U.S. Will Briefly Stop Persecuting Reporters to Host World Press Freedom Day
The State Department just announced that Washington, D.C., will host the United Nations' 2011 World Press Freedom Day celebration, which honors the capacity for states to criminally prosecute and relentlessly seek to silence web sites that publish illegal information.
At a time when Attorney General Eric Holder is pursuing an active criminal investigation into Wikileaks and its founder Julian Assange for publishing State Department cables, when Sen. Joe Lieberman is bullying companies into refusing to do business with them, and when the entire federal bureaucracy has lapsed into a childish conniption designed to prevent government employees from becoming contaminated with the information contained in the cables, the U.S. is inviting governments and reporters from around the globe to celebrate press freedoms.

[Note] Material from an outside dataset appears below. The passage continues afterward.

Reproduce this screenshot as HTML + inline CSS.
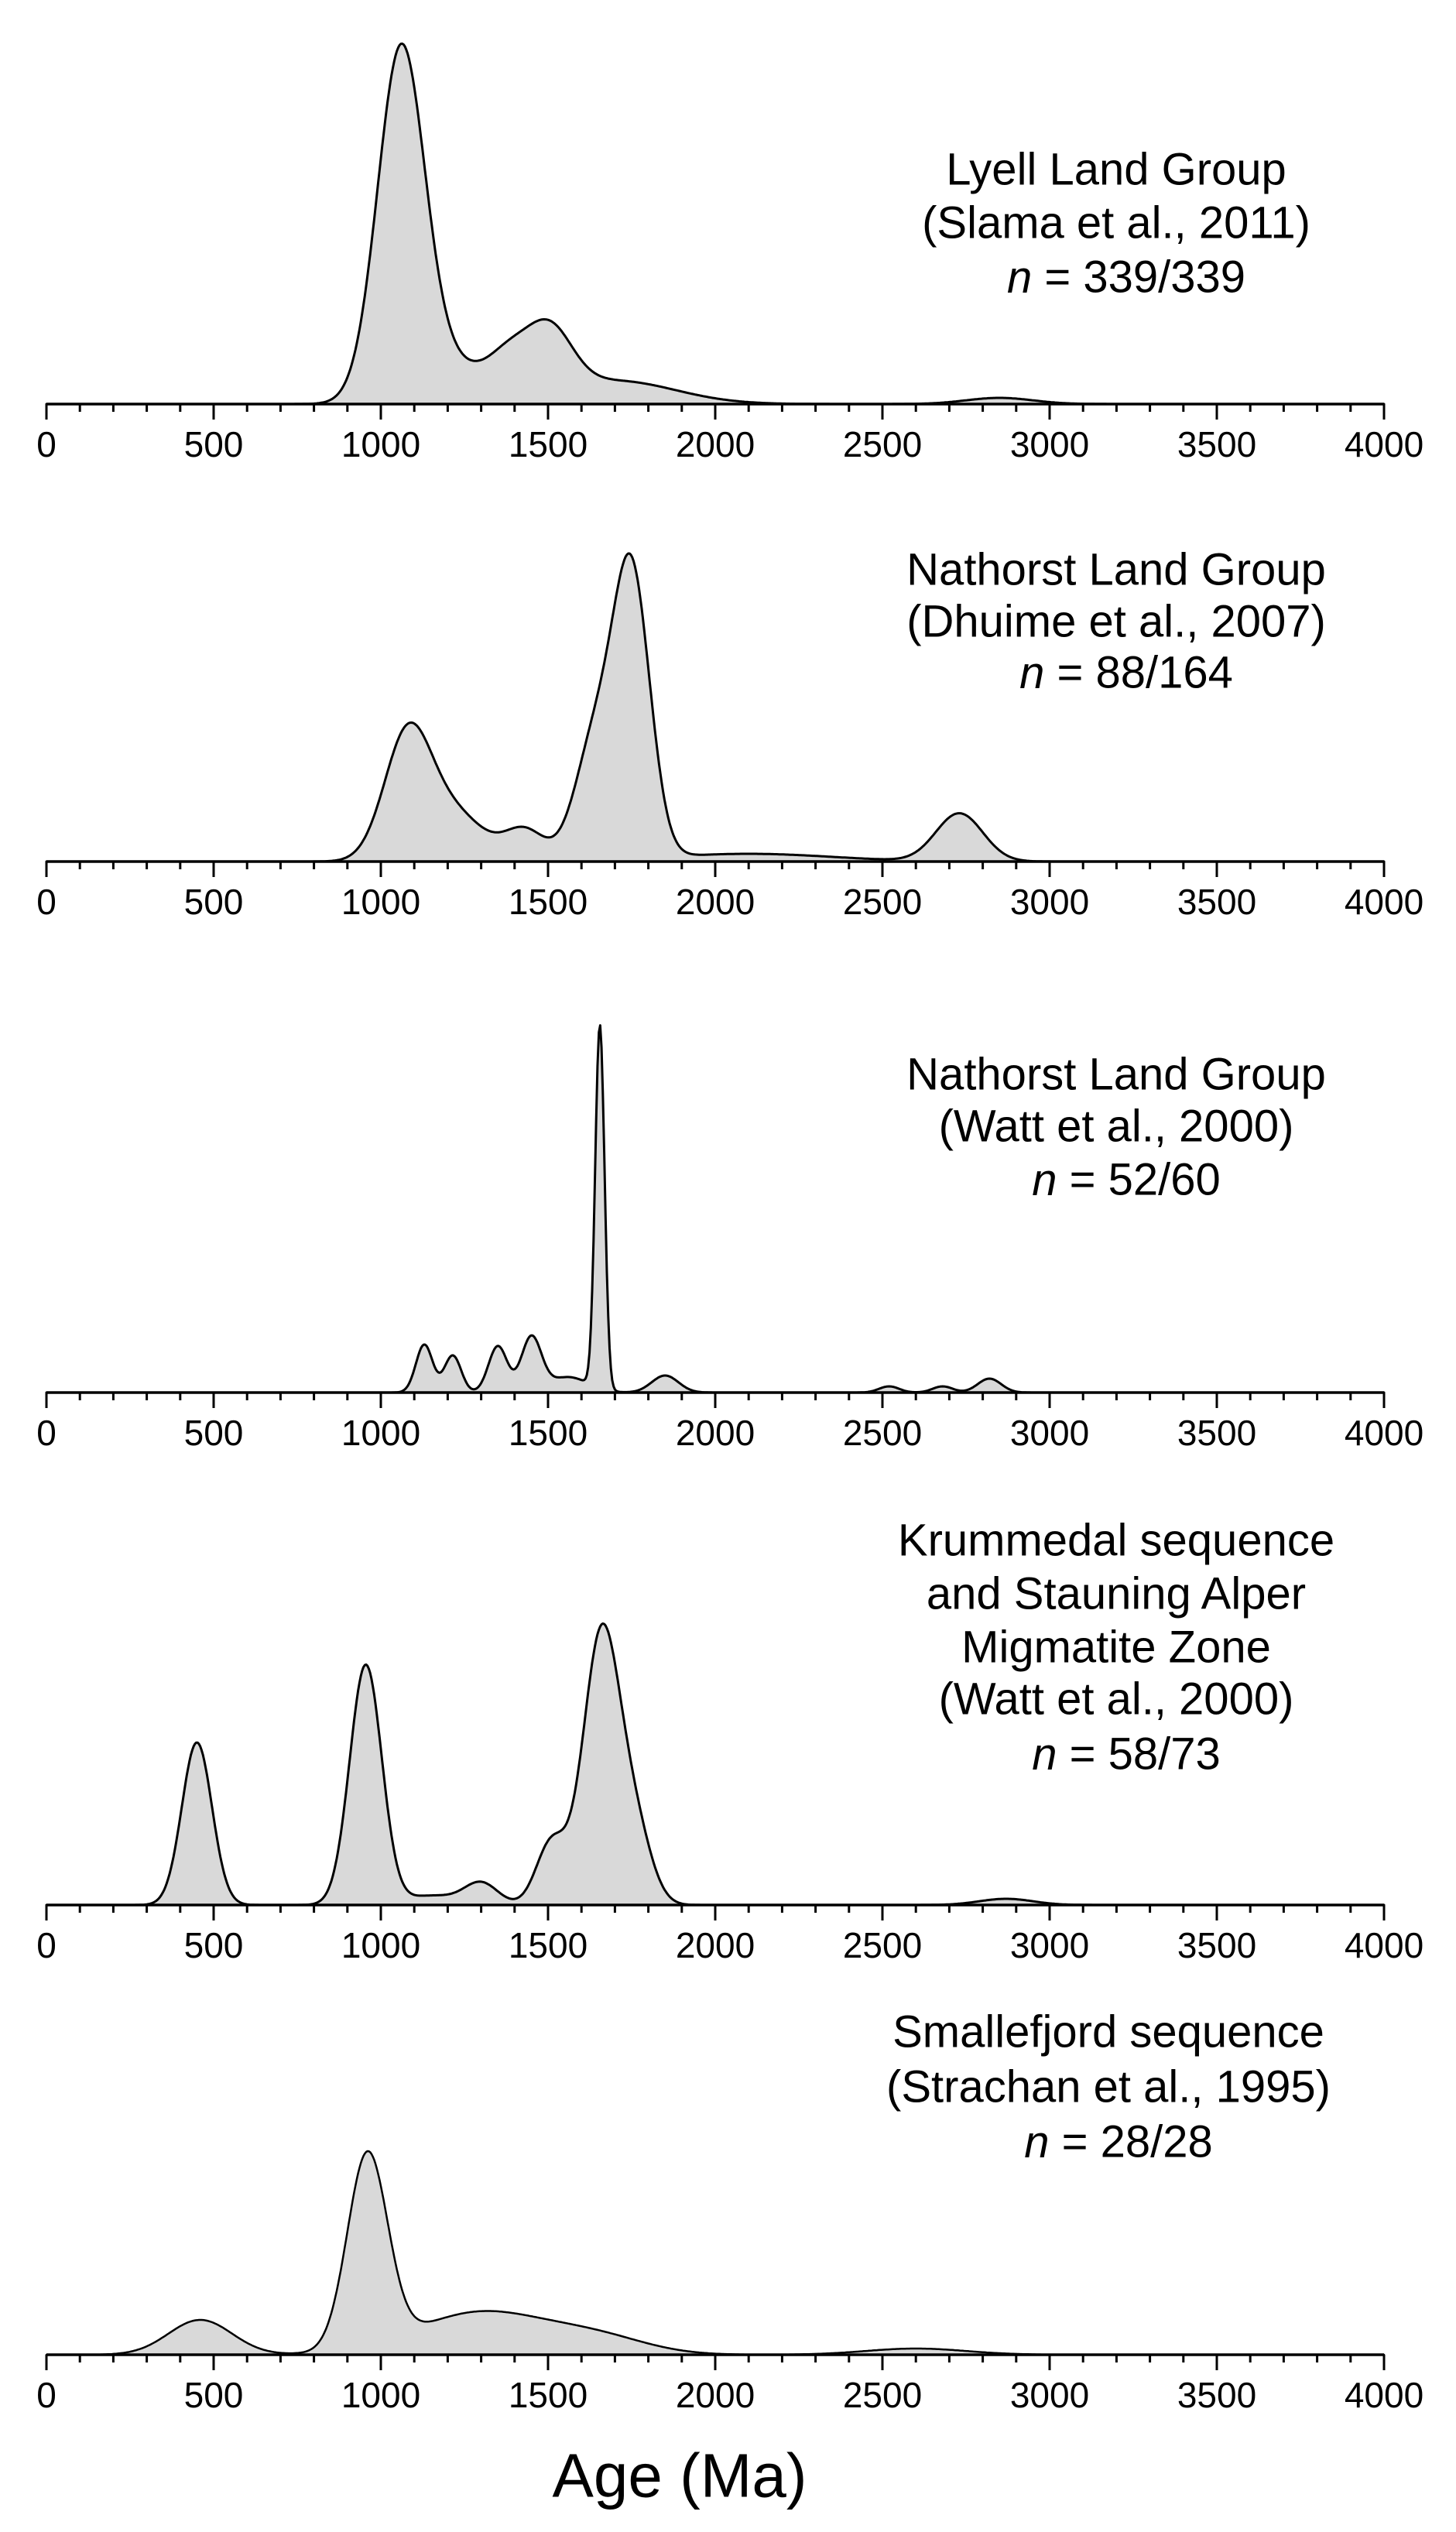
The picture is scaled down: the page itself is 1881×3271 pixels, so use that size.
<!DOCTYPE html>
<html><head><meta charset="utf-8"><style>
html,body{margin:0;padding:0;background:#fff;}
svg{display:block;}
text{font-family:"Liberation Sans",Arial,sans-serif;fill:#000;}
</style></head><body>
<svg id="s" width="1881" height="3271" viewBox="0 0 1881 3271" xmlns="http://www.w3.org/2000/svg">
<g font-size="58" text-anchor="middle" dominant-baseline="central">
<text x="1442" y="219">Lyell Land Group</text>
<text x="1442" y="288">(Slama et al., 2011)</text>
<text x="1455" y="358"><tspan font-style="italic">n</tspan> = 339/339</text>
<text x="1442" y="736">Nathorst Land Group</text>
<text x="1442" y="803">(Dhuime et al., 2007)</text>
<text x="1455" y="869"><tspan font-style="italic">n</tspan> = 88/164</text>
<text x="1442" y="1388">Nathorst Land Group</text>
<text x="1442" y="1455">(Watt et al., 2000)</text>
<text x="1455" y="1524"><tspan font-style="italic">n</tspan> = 52/60</text>
<text x="1442" y="1990">Krummedal sequence</text>
<text x="1442" y="2059">and Stauning Alper</text>
<text x="1442" y="2128">Migmatite Zone</text>
<text x="1442" y="2195">(Watt et al., 2000)</text>
<text x="1455" y="2266"><tspan font-style="italic">n</tspan> = 58/73</text>
<text x="1432" y="2625">Smallefjord sequence</text>
<text x="1432" y="2696">(Strachan et al., 1995)</text>
<text x="1445" y="2767"><tspan font-style="italic">n</tspan> = 28/28</text>
<text x="878" y="3198" font-size="80">Age (Ma)</text>
</g>
<g id="g"></g>
</svg>
<script>
var panels=[
{b:522,sw:3,c:[[1060,70,440],[1200,120,50],[1380,60,40],[1500,70,85],[1700,180,30],[2850,100,8]]},
{b:1113,sw:3,c:[[1080,70,160],[1220,90,60],[1430,60,40],[1640,60,150],[1750,55,363],[2100,250,10],[2730,70,62]]},
{b:1799,sw:3,c:[[1130,25,62],[1215,25,48],[1350,28,60],[1450,30,70],[1560,60,20],[1655,14,470],[1850,40,22],[2520,30,8],[2680,30,8],[2820,35,18]]},
{b:2461,sw:3,c:[[450,45,210],[955,48,310],[1150,80,12],[1300,50,28],[1510,45,80],[1660,55,350],[1760,50,90],[2870,80,8]]},
{b:3042,sw:2.5,c:[[460,95,45],[960,60,250],[1300,200,55],[1650,150,20],[2600,150,8]]}
];
var X0=60,K=0.432,g=document.getElementById('g'),out='';
panels.forEach(function(p){
  var d='M'+X0+' '+p.b;
  for(var a=0;a<=4000;a+=4){
    var h=0;p.c.forEach(function(c){h+=c[2]*Math.exp(-(a-c[0])*(a-c[0])/(2*c[1]*c[1]));});
    d+=' L'+(X0+a*K).toFixed(1)+' '+(p.b-h).toFixed(1);
  }
  d+=' L'+(X0+4000*K)+' '+p.b+' Z';
  out+='<path d="'+d+'" fill="#d9d9d9" stroke="#000" stroke-width="'+p.sw+'" stroke-linejoin="round"/>';
  out+='<line x1="'+X0+'" y1="'+p.b+'" x2="'+(X0+4000*K)+'" y2="'+p.b+'" stroke="#000" stroke-width="3.5"/>';
  for(var t=0;t<=4000;t+=100){
    var x=X0+t*K,maj=t%500==0;
    out+='<line x1="'+x+'" y1="'+p.b+'" x2="'+x+'" y2="'+(p.b+(maj?20:10))+'" stroke="#000" stroke-width="3"/>';
    if(maj)out+='<text x="'+x+'" y="'+(p.b+52)+'" font-size="46" text-anchor="middle" dominant-baseline="central">'+t+'</text>';
  }
});
g.innerHTML=out;
</script>
</body></html>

Someone forgot to read the press release before sending it out, because we're pretty sure State Department spokesman P.J. Crowley, whose colleague was warning Gawker last week that no Americans should be "propagating" the cables by writing about them online, is really "concerned about the determination of some governments to censor and silence individuals, and to restrict the free flow of information." Nor is he really that excited about how "new media has empowered citizens around the world to report on their circumstances, express opinions on world events, and exchange information in environments sometimes hostile to such exercises of individuals' right to freedom of expression."
Or maybe they just hope Assange will be stupid enough to show up?